Post interval, ‘Chapali Height 2’ slumbers and Khanal overuses traditional jump scare gimmicks to jolt the audience who try hard to stay engaged. Abhiman stays paranoid for the rest of the movie, popping pills and imagining the ghost of the missing girl. This must have been the meaty portion of the film where Abhiman could’ve investigated into the mystery. However, the plot is so paper-thin that Khanal has no space for an active protagonist.

Ayushman Joshi looks the part, only if the writing of the film had lived up to his charms. He’s made to act so hard that he’s downright goofy than vulnerable in his emotional scenes. And listening to Mariska Pokharel recite her lines in an unchanging tone is a complete downer. It appears as if while dubbing her voice for the movie, she read the dialogues from the script in one take without bothering to put any expressive weight. As for Paramita RL Rana, she’s only there for the scares and an unnecessary song sequence where only her skin glows not her acting chops. 

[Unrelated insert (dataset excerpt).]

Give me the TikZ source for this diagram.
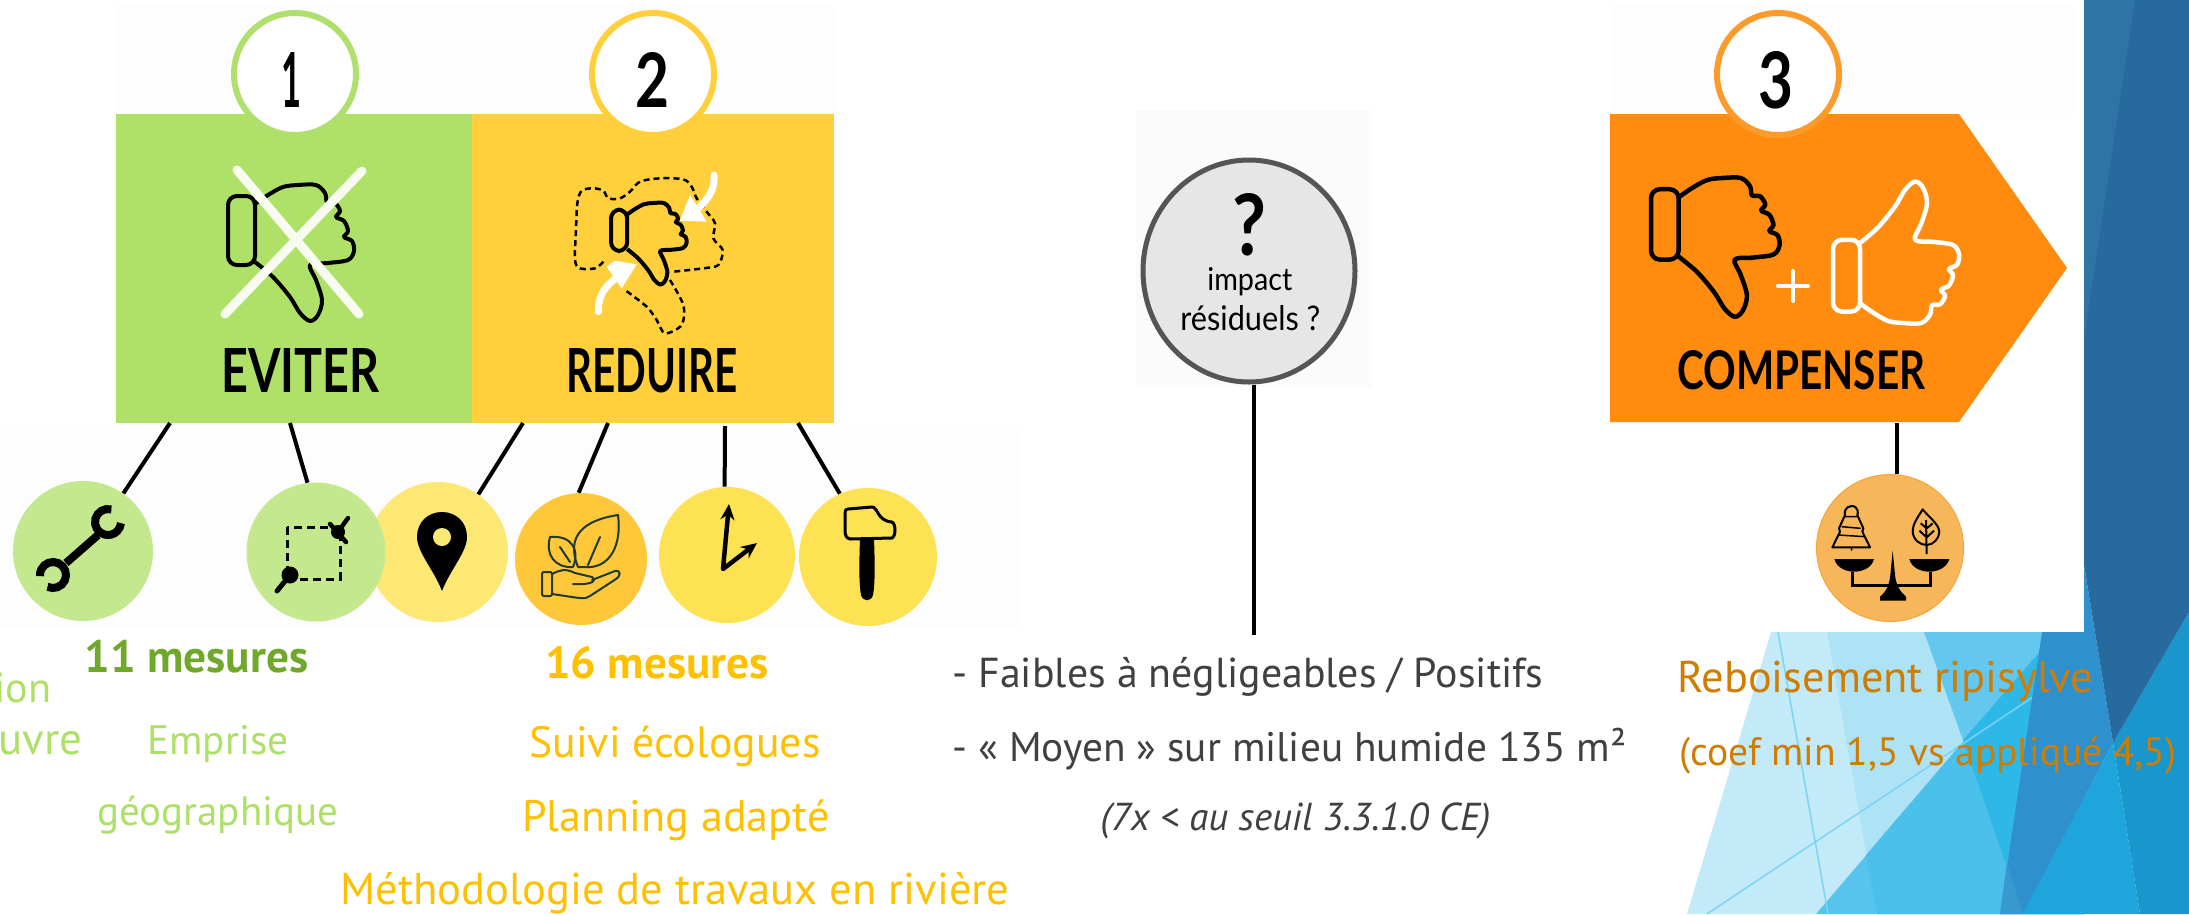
\documentclass[tikz,border=0pt]{standalone}
\usepackage{fontspec}
\usepackage{graphicx}
\setmainfont{PT Sans}
\newfontfamily\handfont{Lato}
\usetikzlibrary{arrows.meta,shapes.geometric}
\newlength\pxu \setlength\pxu{0.02cm}
\definecolor{gbox}{HTML}{AFE068}
\definecolor{ybox}{HTML}{FFD03C}
\definecolor{obox}{HTML}{FF8C0E}
\definecolor{gdisc}{HTML}{C3E88D}
\definecolor{ydisc}{HTML}{FDE873}
\definecolor{ydiscb}{HTML}{FDE254}
\definecolor{odisc}{HTML}{FFC83A}
\definecolor{cdisc}{HTML}{F8B65A}
\definecolor{gtext}{HTML}{AEE067}
\definecolor{gdark}{HTML}{70A82C}
\definecolor{ytext}{HTML}{FFC000}
\definecolor{otext}{HTML}{D07C00}
\definecolor{gtextb}{HTML}{404040}
\definecolor{leafc}{HTML}{1F3A2D}
\newcommand\ringarc[5]{([shift={(#3:#5)}]#1,#2) arc[start angle=#3,end angle=#4,radius=#5]}
\newcommand\thumbshape{
  \draw[rounded corners=9\pxu] (0,11) rectangle (27,80);
  \draw[line join=round] plot[smooth,tension=.55] coordinates {(27,19) (40,10) (55,2) (70,0) (88,0) (97,8) (99,17) (107,18) (112,26) (108,32) (116,36) (120,46) (116,52) (124,56) (126,66) (120,75) (100,78) (82,80) (88,95) (94,115) (90,130) (82,136) (72,128) (62,112) (45,92) (27,77)};
}
\tikzset{
  disc/.style={circle,minimum size=#1*\pxu,inner sep=0,draw=none},
  ring/.style={circle,fill=white,minimum size=122\pxu,inner sep=0,line width=6\pxu},
  link/.style={line width=4\pxu,black},
  lbl/.style={anchor=base west,inner sep=0},
  iconline/.style={black,line width=3\pxu,line cap=round,line join=round},
}
\begin{document}
\begin{tikzpicture}[x=\pxu,y=-\pxu]
\useasboundingbox (0,0) rectangle (2189,914);
\fill[white] (0,0) rectangle (2189,914);
% slide background
\fill[fill={rgb,255:red,195;green,234;blue,249}] (1771,632) -- (2084,632) -- (2084,914) -- (1687,914) -- cycle;
\fill[fill={rgb,255:red,174;green,227;blue,246}] (1827,632) -- (2084,632) -- (2084,914) -- (1877,914) -- cycle;
\fill[fill={rgb,255:red,100;green,200;blue,238}] (1924,632) -- (2057,632) -- (1963,740) -- cycle;
\fill[fill={rgb,255:red,86;green,196;blue,236}] (2057,632) -- (2084,632) -- (2084,914) -- (1816,914) -- cycle;
\fill[fill={rgb,255:red,75;green,192;blue,234}] (1866,855) -- (2057,632) -- (2084,632) -- (2084,914) -- (1877,914) -- cycle;
\fill[fill={rgb,255:red,46;green,184;blue,232}] (1963,740) -- (2057,632) -- (2084,632) -- (2084,914) -- (2023,914) -- cycle;
\draw[line width=1.5\pxu,color={rgb,255:red,124;green,211;blue,243}] (1778,632) -- (1828,914);
\draw[line width=1.5\pxu,color={rgb,255:red,124;green,211;blue,243}] (1707,914) -- (2033,697);
\fill[fill={rgb,255:red,46;green,144;blue,204}] (2042,632) -- (2084,600) -- (2084,565) -- (2113,743) -- (2023,914) -- (2000,914) -- cycle;
\fill[fill={rgb,255:red,56;green,152;blue,208}] (2007,863) -- (2023,914) -- (2000,914) -- cycle;
\fill[fill={rgb,255:red,29;green,165;blue,220}] (2113,743) -- (2140,914) -- (2023,914) -- cycle;
\fill[fill={rgb,255:red,25;green,150;blue,204}] (2189,612) -- (2189,914) -- (2140,914) -- (2113,743) -- cycle;
\fill[fill={rgb,255:red,39;green,106;blue,158}] (2084,0) -- (2189,0) -- (2189,612) -- (2113,743) -- (2084,565) -- cycle;
\fill[fill={rgb,255:red,46;green,117;blue,165}] (2084,0) -- (2135,0) -- (2084,339) -- cycle;
% picture panels
\fill[white] (1610,0) rectangle (2084,632);
\fill[fill={rgb,255:red,253;green,253;blue,253}] (116,5) rectangle (834,114);
\fill[fill={rgb,255:red,253;green,253;blue,253}] (0,425) rectangle (1022,628);
\fill[fill={rgb,255:red,251;green,251;blue,251}] (1136,110) rectangle (1372,387);
\fill[fill={rgb,255:red,253;green,253;blue,253}] (1610,5) rectangle (2075,114);
% boxes
\node[rectangle,fill=gbox,inner sep=0,minimum width=356\pxu,minimum height=309\pxu,anchor=north west] (evbox) at (116,114) {};
\node[rectangle,fill=ybox,inner sep=0,minimum width=362\pxu,minimum height=309\pxu,anchor=north west] (rebox) at (472,114) {};
\fill[obox] (1610,114) -- (1959,114) -- (2067,268) -- (1959,422) -- (1610,422) -- cycle;
\coordinate (cpbox) at (1897,423);
% number rings
\node[ring,draw={rgb,255:red,175;green,224;blue,110}] (n1) at (295,74) {};
\node[ring,draw={rgb,255:red,255;green,208;blue,60}] (n2) at (653,74) {};
\node[ring,draw={rgb,255:red,250;green,155;blue,44}] (n3) at (1778,74) {};
\node[inner sep=0] (n1t) at (291,80) {\resizebox{20\pxu}{55\pxu}{\handfont\bfseries 1}};
\node[inner sep=0] (n2t) at (652,80) {\resizebox{34\pxu}{55\pxu}{\handfont\bfseries 2}};
\node[inner sep=0] (n3t) at (1776,80) {\resizebox{35\pxu}{57\pxu}{\handfont\bfseries 3}};
% box titles
\node[lbl] (ev) at (221,392) {\resizebox{158\pxu}{44\pxu}{\handfont\bfseries EVITER}};
\node[lbl] (re) at (566,392) {\resizebox{171\pxu}{44\pxu}{\handfont\bfseries REDUIRE}};
\node[lbl] (cp) at (1677,389) {\resizebox{248\pxu}{39\pxu}{\handfont\bfseries COMPENSER}};
% thumbs
\begin{scope}[shift={(228,185)},black,line width=4\pxu]\thumbshape\end{scope}
\draw[line width=9\pxu,line cap=round,color={rgb,255:red,248;green,252;blue,240}] (237,170) -- (359,314) (362,171) -- (225,314);
\begin{scope}[shift={(611,203)},scale=.6,black,line width=4\pxu]\thumbshape\end{scope}
\begin{scope}[shift={(1651,178)},scale=1.02,black,line width=4.5\pxu]\thumbshape\end{scope}
\begin{scope}[shift={(1833,323)},yscale=-1.04,white,line width=4.5\pxu]\thumbshape\end{scope}
\draw[white,line width=4\pxu,line cap=round] (1778,286) -- (1808,286) (1793,271) -- (1793,301);
% reduire decorations
\begin{scope}[shift={(540,170)},scale=1/3]
  \draw[black,line width=2.5\pxu,dash pattern=on 6\pxu off 4\pxu] plot[smooth,tension=.5] coordinates {(190,275) (165,295) (120,295) (105,270) (108,180) (112,100) (125,62) (160,55) (190,62) (205,85) (240,85) (270,65) (300,35) (360,25) (430,28) (455,50) (470,85) (500,125) (525,160) (520,205) (548,240) (535,285) (490,295) (400,305)};
  \draw[black,line width=2.5\pxu,dash pattern=on 6\pxu off 4\pxu] plot[smooth,tension=.5] coordinates {(390,330) (430,405) (425,465) (375,490) (350,450) (320,410) (255,360)};
  \draw[white,line width=7\pxu,line cap=round] (522,15) .. controls (525,60) and (505,85) .. (475,115);
  \fill[white] (450,75) -- (420,152) -- (500,155) -- cycle;
  \draw[white,line width=7\pxu,line cap=round] (175,425) .. controls (175,380) and (190,350) .. (235,320);
  \fill[white] (225,272) -- (290,283) -- (245,355) -- (200,290) -- cycle;
\end{scope}
% measure discs
\node[disc=140,fill=ydisc] (c3) at (438,552) {};
\node[disc=140,fill=gdisc] (c1) at (83,551) {};
\node[disc=139,fill=gdisc] (c2) at (316,552) {};
\node[disc=132,fill=odisc] (c4) at (581,559) {};
\node[disc=136,fill=ydiscb] (c5) at (727,555) {};
\node[disc=138,fill=ydiscb] (c6) at (868,557) {};
\node[disc=147,fill=cdisc,draw={rgb,255:red,245;green,166;blue,58},line width=1\pxu] (c7) at (1890,548) {};
% connectors
\coordinate (e1) at (170,423); \coordinate (e2) at (290,423);
\coordinate (r1) at (523,423); \coordinate (r2) at (608,423); \coordinate (r3) at (725,426); \coordinate (r4) at (798,423);
\draw[link] (e1) -- (c1.55);
\draw[link] (e2) -- (c2.97);
\draw[link] (r1) -- (c3.55);
\draw[link] (r2) -- (c4.92);
\draw[link] (r3) -- (c5.92);
\draw[link] (r4) -- (c6.114);
\draw[link] (cpbox) -- (cpbox |- c7.north);
% wrench
\draw[black,line width=8\pxu] \ringarc{108}{522}{-75}{-355}{13};
\draw[black,line width=8\pxu] \ringarc{53}{575}{-245}{-545}{13};
\draw[black,line width=8\pxu] (66,563) -- (98,535);
% dashed area
\draw[black,line width=3\pxu,dash pattern=on 8\pxu off 5\pxu] (287,527) rectangle (340,579);
\fill[black] (338,532) circle[radius=7];
\draw[black,line width=4.5\pxu,line cap=round] (330,524) -- (346,542) (338,532) -- (348,518);
\fill[black] (290,575) circle[radius=8.5];
\draw[black,line width=5\pxu,line cap=round] (290,575) -- (277,591);
% pin
\fill[black] (442,591) .. controls (434,570) and (417,552) .. (417,537) .. controls (417,522) and (428,512) .. (442,512) .. controls (456,512) and (467,522) .. (467,537) .. controls (467,552) and (450,570) .. (442,591) -- cycle;
\fill[ydisc] (442,537) circle[radius=9];
% plant in hand
\begin{scope}[draw=leafc,line width=2\pxu,line join=round,line cap=round]
\draw (578,567) .. controls (565,535) and (585,520) .. (618,515) .. controls (622,545) and (610,570) .. (583,567) -- cycle;
\draw (588,565) -- (600,537);
\draw (550,537) .. controls (572,535) and (580,550) .. (573,567) .. controls (555,568) and (545,555) .. (550,537) -- cycle;
\draw (560,547) -- (570,562);
\draw[rounded corners=2\pxu] (542,572) rectangle (552,596);
\draw (552,574) .. controls (560,570) and (565,568) .. (575,573) -- (592,577) .. controls (597,581) and (592,585) .. (573,584);
\draw (592,580) -- (615,571) .. controls (622,570) and (620,577) .. (616,579) -- (590,596) .. controls (585,600) and (580,598) .. (552,594);
\end{scope}
% clock
\draw[black,line width=4.5\pxu,line join=round,{Stealth[length=9pt,width=8pt]}-{Stealth[length=9pt,width=8pt]}] (729,504) -- (723,569) -- (757,543);
% hammer
\draw[iconline] (848,509) -- (872,507) .. controls (878,507) and (877,521) .. (892,522) .. controls (896,524) and (896,536) .. (892,538) -- (850,539) .. controls (846,538) and (845,535) .. (845,530) -- (845,513) .. controls (845,510) and (846,509) .. (848,509) -- cycle;
\fill[black] (860,539) -- (874,539) .. controls (875,565) and (875,585) .. (873,595) .. controls (871,602) and (863,602) .. (861,595) .. controls (859,585) and (859,565) .. (860,539) -- cycle;
% balance
\begin{scope}[shift={(1800,460)},scale=1/3]
  \fill[black] (103,297) -- (222,297) .. controls (215,325) and (185,335) .. (162,335) .. controls (140,335) and (110,325) .. (103,297) -- cycle;
  \fill[black] (328,297) -- (448,297) .. controls (440,325) and (410,335) .. (388,335) .. controls (365,335) and (335,325) .. (328,297) -- cycle;
  \draw[black,line width=3\pxu] (158,335) -- (158,375) -- (390,375) -- (390,335);
  \fill[black] (278,272) -- (285,345) .. controls (288,375) and (300,395) .. (318,410) -- (318,422) -- (240,422) -- (240,410) .. controls (258,395) and (268,375) .. (271,345) -- cycle;
  \draw[black,line width=2\pxu,line join=round] (155,138) .. controls (175,138) and (175,160) .. (172,165) -- (190,205) -- (187,215) -- (210,262) -- (97,262) -- (120,215) -- (117,205) -- (135,165) .. controls (132,160) and (135,138) .. (155,138) -- cycle;
  \draw[black,line width=1.5\pxu] (135,170) -- (172,170) (125,200) -- (182,205) (115,225) -- (195,230) (155,262) -- (155,272);
  \draw[black,line width=2\pxu,line join=round] (368,148) .. controls (355,170) and (338,190) .. (338,215) .. controls (340,240) and (360,255) .. (380,255) .. controls (400,255) and (418,235) .. (418,215) .. controls (415,190) and (385,170) .. (368,148) -- cycle;
  \draw[black,line width=2\pxu] (378,180) -- (380,282) (380,205) -- (362,190) (380,205) -- (398,190) (380,232) -- (358,212) (380,232) -- (402,212);
\end{scope}
% question disc
\node[ellipse,fill={rgb,255:red,230;green,230;blue,230},draw={rgb,255:red,85;green,85;blue,85},line width=5\pxu,minimum width=212\pxu,minimum height=222\pxu,inner sep=0] (q) at (1249,271) {};
\node[lbl] (qm) at (1232,255) {\resizebox{34\pxu}{62\pxu}{\handfont\bfseries ?}};
\node[lbl] (q1) at (1207,290) {\resizebox{85\pxu}{23\pxu}{\handfont impact}};
\node[lbl] (q2) at (1180,330) {\resizebox{140\pxu}{25\pxu}{\handfont résiduels ?}};
\coordinate (qe) at (1254,635);
\draw[link] (qe |- q.south) -- (qe);
% texts
\node[lbl,text=gdark] (t1) at (84,672) {\resizebox{224\pxu}{!}{\bfseries 11 mesures}};
\node[lbl,text=ytext] (t2) at (545,678) {\resizebox{223\pxu}{!}{\bfseries 16 mesures}};
\node[lbl,text=gtext] (t3) at (-6,702) {\resizebox{57\pxu}{!}{ion}};
\node[lbl,text=gtext] (t4) at (-2,754) {\resizebox{84\pxu}{!}{uvre}};
\node[lbl,text=gtext] (t5) at (147,754) {\resizebox{141\pxu}{!}{Emprise}};
\node[lbl,text=gtext] (t6) at (97,825) {\resizebox{241\pxu}{!}{géographique}};
\node[lbl,text=ytext] (t7) at (529,757) {\resizebox{291\pxu}{!}{Suivi écologues}};
\node[lbl,text=ytext] (t8) at (522,831) {\resizebox{307\pxu}{!}{Planning adapté}};
\node[lbl,text=ytext] (t9) at (340,904) {\resizebox{669\pxu}{!}{Méthodologie de travaux en rivière}};
\node[lbl,text=gtextb] (t10) at (952,687) {\resizebox{591\pxu}{!}{- Faibles à négligeables / Positifs}};
\node[lbl,text=gtextb] (t11) at (952,761) {\resizebox{674\pxu}{!}{- « Moyen » sur milieu humide 135 m²}};
\node[lbl,text=gtextb] (t12) at (1100,830) {\resizebox{390\pxu}{!}{\itshape (7x < au seuil 3.3.1.0 CE)}};
\node[lbl,text=otext] (t13) at (1677,692) {\resizebox{416\pxu}{!}{Reboisement ripisylve}};
\node[lbl,text=otext] (t14) at (1679,765) {\resizebox{497\pxu}{!}{(coef min 1,5 vs appliqué 4,5)}};
\end{tikzpicture}
\end{document}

The problem begins with the structure of ‘Chapali Height 2’. Good romantic thrillers grab you in the first few minutes. ‘Gone Girl’, ‘Body Heat’ and ‘Fatal Attraction’ are thrillers that are driven through a coherent tone and a tight script. Each scene builds up naturally towards the climax. Even Vikram Bhatt in his best days knows this fact. 

‘Chapali Height 2’ feels like it had been scribbled as a romantic drama and the filmmakers had an afterthought to expand it as a revenge thriller. Whatever may be the situation, the film fails in both counts. Its romantic element is too stale and uninspiring, and in the lack of a coherent script there’s nothing thrilling about it.